Don’t get me wrong. Bubbles are something investors need to be careful with. You can make money on the way up but lose it all on the way down. I’ve done that. It hurts.
So at USV, we are careful to invest early in cycles and get defensive later in the cycle and take profits when they are available. If anything, I think we have been too conservative in this regard.
However, as I pointed out in a conversation with my colleagues yesterday, bubbles are a necessary part of any technology cycle, large or small.
Carlota Perez talks about this in her seminal book on technology cycles, Technological Revolutions and Financial Capital: The Dynamics of Bubbles and Golden Ages.

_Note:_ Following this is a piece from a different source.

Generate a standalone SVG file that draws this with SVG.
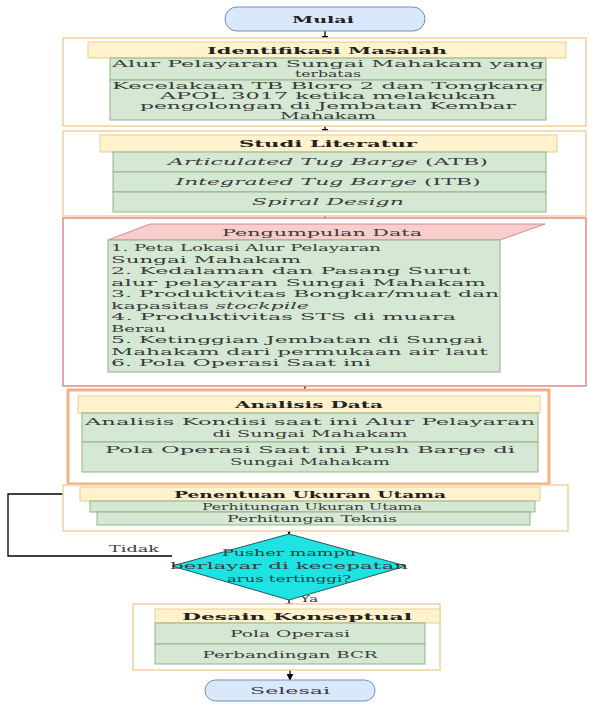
<svg xmlns="http://www.w3.org/2000/svg" width="589" height="706" viewBox="0 0 589 706">
<defs>
<marker id="ah" viewBox="0 0 10 10" refX="9" refY="5" markerWidth="7" markerHeight="7" orient="auto" markerUnits="userSpaceOnUse"><path d="M0,0 L10,5 L0,10 z" fill="#000"/></marker>
<style>
.outer{fill:#fff;stroke:#f5cf9e;stroke-width:1.5}
.outerR{fill:#fff;stroke:#e8868a;stroke-width:1.5}
.outerO{fill:#fff;stroke:#f4b183;stroke-width:3}
.hdr{fill:#fff2cc;stroke:#e6cf93;stroke-width:1}
.row{fill:#d5e8d4;stroke:#93b385;stroke-width:1}
.pill{fill:#dae8fc;stroke:#6c8ebf;stroke-width:1}
.t{font-family:"DejaVu Serif","Liberation Serif",serif;font-size:10px;fill:#3a3a3a;text-anchor:middle}
.s{font-size:9.5px}
.l{text-anchor:start}
.b{font-weight:bold;fill:#222}
.i{font-style:italic}
.c{stroke:#000;stroke-width:1.3;fill:none}
</style>
</defs>
<g id="connectors">
<line class="c" x1="325" y1="31" x2="325" y2="42" marker-end="url(#ah)"/>
<line class="c" x1="325" y1="120" x2="325" y2="135" marker-end="url(#ah)"/>
<line class="c" x1="325" y1="212" x2="325" y2="224" marker-end="url(#ah)"/>
<line class="c" x1="305" y1="372" x2="305" y2="396" marker-end="url(#ah)"/>
<line class="c" x1="310" y1="472" x2="310" y2="487" marker-end="url(#ah)"/>
<line class="c" x1="289" y1="525" x2="289" y2="534" marker-end="url(#ah)"/>
<line class="c" x1="289" y1="600" x2="289" y2="609" marker-end="url(#ah)"/>
<line class="c" x1="290" y1="664" x2="290" y2="680" marker-end="url(#ah)"/>
<polyline class="c" points="172,556 8,556 8,494 79,494" marker-end="url(#ah)"/>
<text class="t" x="134" y="552" textLength="50" lengthAdjust="spacingAndGlyphs">Tidak</text>
<text class="t" x="309" y="602" textLength="18" lengthAdjust="spacingAndGlyphs">Ya</text>
</g>
<g id="mulai">
<rect class="pill" x="225" y="7" width="200" height="24" rx="12"/>
<text class="t b" x="323" y="23" textLength="62" lengthAdjust="spacingAndGlyphs">Mulai</text>
</g>
<g id="identifikasi">
<rect class="outer" x="63" y="38" width="523" height="88"/>
<rect class="hdr" x="88" y="42" width="478" height="16"/>
<text class="t b" x="327" y="54" textLength="240" lengthAdjust="spacingAndGlyphs">Identifikasi Masalah</text>
<rect class="row" x="110" y="58" width="436" height="22"/>
<text class="t s" x="328" y="67" textLength="432" lengthAdjust="spacingAndGlyphs">Alur Pelayaran Sungai Mahakam yang</text>
<text class="t s" x="328" y="77" textLength="66" lengthAdjust="spacingAndGlyphs">terbatas</text>
<rect class="row" x="110" y="80" width="436" height="40"/>
<text class="t s" x="328" y="89" textLength="432" lengthAdjust="spacingAndGlyphs">Kecelakaan TB Bloro 2 dan Tongkang</text>
<text class="t s" x="328" y="99" textLength="336" lengthAdjust="spacingAndGlyphs">APOL 3017 ketika melakukan</text>
<text class="t s" x="328" y="109" textLength="376" lengthAdjust="spacingAndGlyphs">pengolongan di Jembatan Kembar</text>
<text class="t s" x="328" y="119" textLength="96" lengthAdjust="spacingAndGlyphs">Mahakam</text>
</g>
<g id="studi">
<rect class="outer" x="63" y="131" width="523" height="85"/>
<rect class="hdr" x="100" y="135" width="457" height="17"/>
<text class="t b" x="328" y="147" textLength="178" lengthAdjust="spacingAndGlyphs">Studi Literatur</text>
<rect class="row" x="113" y="152" width="433" height="20"/>
<text class="t" x="328" y="165" textLength="320" lengthAdjust="spacingAndGlyphs"><tspan class="i">Articulated Tug Barge</tspan> (ATB)</text>
<rect class="row" x="113" y="172" width="433" height="20"/>
<text class="t" x="328" y="185" textLength="305" lengthAdjust="spacingAndGlyphs"><tspan class="i">Integrated Tug Barge</tspan> (ITB)</text>
<rect class="row" x="113" y="192" width="433" height="20"/>
<text class="t i" x="328" y="205" textLength="152" lengthAdjust="spacingAndGlyphs">Spiral Design</text>
</g>
<g id="pengumpulan">
<rect class="outerR" x="63" y="218" width="523" height="168"/>
<polygon points="108,240 150,224 545,224 500,240" fill="#f8cecc" stroke="#d9878a" stroke-width="1"/>
<text class="t" x="322" y="236" textLength="200" lengthAdjust="spacingAndGlyphs">Pengumpulan Data</text>
<rect class="row" x="108" y="240" width="392" height="132"/>
<text class="t l" x="111" y="251" textLength="270" lengthAdjust="spacingAndGlyphs">1. Peta Lokasi Alur Pelayaran</text>
<text class="t l" x="111" y="262.5" textLength="190" lengthAdjust="spacingAndGlyphs">Sungai Mahakam</text>
<text class="t l" x="111" y="274" textLength="360" lengthAdjust="spacingAndGlyphs">2. Kedalaman dan Pasang Surut</text>
<text class="t l" x="111" y="285.5" textLength="375" lengthAdjust="spacingAndGlyphs">alur pelayaran Sungai Mahakam</text>
<text class="t l" x="111" y="297" textLength="388" lengthAdjust="spacingAndGlyphs">3. Produktivitas Bongkar/muat dan</text>
<text class="t l" x="111" y="308.5" textLength="198" lengthAdjust="spacingAndGlyphs">kapasitas <tspan class="i">stockpile</tspan></text>
<text class="t l" x="111" y="320" textLength="345" lengthAdjust="spacingAndGlyphs">4. Produktivitas STS di muara</text>
<text class="t l" x="111" y="331.5" textLength="55" lengthAdjust="spacingAndGlyphs">Berau</text>
<text class="t l" x="111" y="343" textLength="372" lengthAdjust="spacingAndGlyphs">5. Ketinggian Jembatan di Sungai</text>
<text class="t l" x="111" y="354.5" textLength="377" lengthAdjust="spacingAndGlyphs">Mahakam dari permukaan air laut</text>
<text class="t l" x="111" y="366" textLength="260" lengthAdjust="spacingAndGlyphs">6. Pola Operasi Saat ini</text>
</g>
<g id="analisis">
<rect class="outerO" x="68" y="390" width="481" height="94"/>
<rect class="hdr" x="78" y="396" width="462" height="17"/>
<text class="t b" x="309" y="408" textLength="148" lengthAdjust="spacingAndGlyphs">Analisis Data</text>
<rect class="row" x="82" y="413" width="456" height="29"/>
<text class="t" x="310" y="425" textLength="450" lengthAdjust="spacingAndGlyphs">Analisis Kondisi saat ini Alur Pelayaran</text>
<text class="t" x="310" y="437" textLength="195" lengthAdjust="spacingAndGlyphs">di Sungai Mahakam</text>
<rect class="row" x="82" y="442" width="456" height="30"/>
<text class="t" x="310" y="453" textLength="410" lengthAdjust="spacingAndGlyphs">Pola Operasi Saat ini Push Barge di</text>
<text class="t" x="310" y="465" textLength="160" lengthAdjust="spacingAndGlyphs">Sungai Mahakam</text>
</g>
<g id="penentuan">
<rect class="outer" x="63" y="485" width="505" height="46"/>
<rect class="hdr" x="80" y="487" width="460" height="14"/>
<text class="t b" x="310" y="498" textLength="272" lengthAdjust="spacingAndGlyphs">Penentuan Ukuran Utama</text>
<rect class="row" x="90" y="501" width="445" height="11"/>
<text class="t s" x="312" y="510" textLength="220" lengthAdjust="spacingAndGlyphs">Perhitungan Ukuran Utama</text>
<rect class="row" x="97" y="512" width="433" height="13"/>
<text class="t s" x="312" y="522" textLength="170" lengthAdjust="spacingAndGlyphs">Perhitungan Teknis</text>
</g>
<g id="keputusan">
<polygon points="289,534 406,566 289,600 172,566" fill="#1ee3e3" stroke="#2a5a5a" stroke-width="1"/>
<text class="t" x="289" y="556" textLength="134" lengthAdjust="spacingAndGlyphs">Pusher mampu</text>
<text class="t" x="289" y="569" textLength="238" lengthAdjust="spacingAndGlyphs">berlayar di kecepatan</text>
<text class="t" x="289" y="582" textLength="124" lengthAdjust="spacingAndGlyphs">arus tertinggi?</text>
</g>
<g id="desain">
<rect class="outer" x="133" y="604" width="307" height="66"/>
<rect class="hdr" x="155" y="609" width="285" height="14"/>
<text class="t b" x="297" y="620" textLength="230" lengthAdjust="spacingAndGlyphs">Desain Konseptual</text>
<rect class="row" x="155" y="623" width="270" height="21"/>
<text class="t" x="290" y="637" textLength="120" lengthAdjust="spacingAndGlyphs">Pola Operasi</text>
<rect class="row" x="155" y="644" width="270" height="20"/>
<text class="t" x="290" y="658" textLength="175" lengthAdjust="spacingAndGlyphs">Perbandingan BCR</text>
</g>
<g id="selesai">
<rect class="pill" x="205" y="680" width="170" height="21" rx="10.5"/>
<text class="t" x="290" y="694" textLength="80" lengthAdjust="spacingAndGlyphs">Selesai</text>
</g>
</svg>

But maybe the best thing written on this topic is my friend Tom Evslin‘s blog post from January 2005, when the investment world was just waking up to the fact that the Internet bubble wasn’t the end of things, but just the beginning. I particularly love how he ends that post:
Historically, the results of bubbles have usually been more empowerment for more people. Historically, bubbles have provided an explosion of funds which blasted away the entrenchments of an old oligarchy not only to the benefit of entrepreneurs but also to the benefit of consumers in general. Think of the constantly falling price of transportation and communication.
If we should find a way to stop bubbles, if we were to put the genie of irrational exuberance back in the bottle, the winners will be whoever are the incumbents at the time and the losers will be all those who could benefit from another great breakthrough in infrastructure like railroads, canals and the Internet.
Bring on the next bubble. And invest in it at your own risk. I will.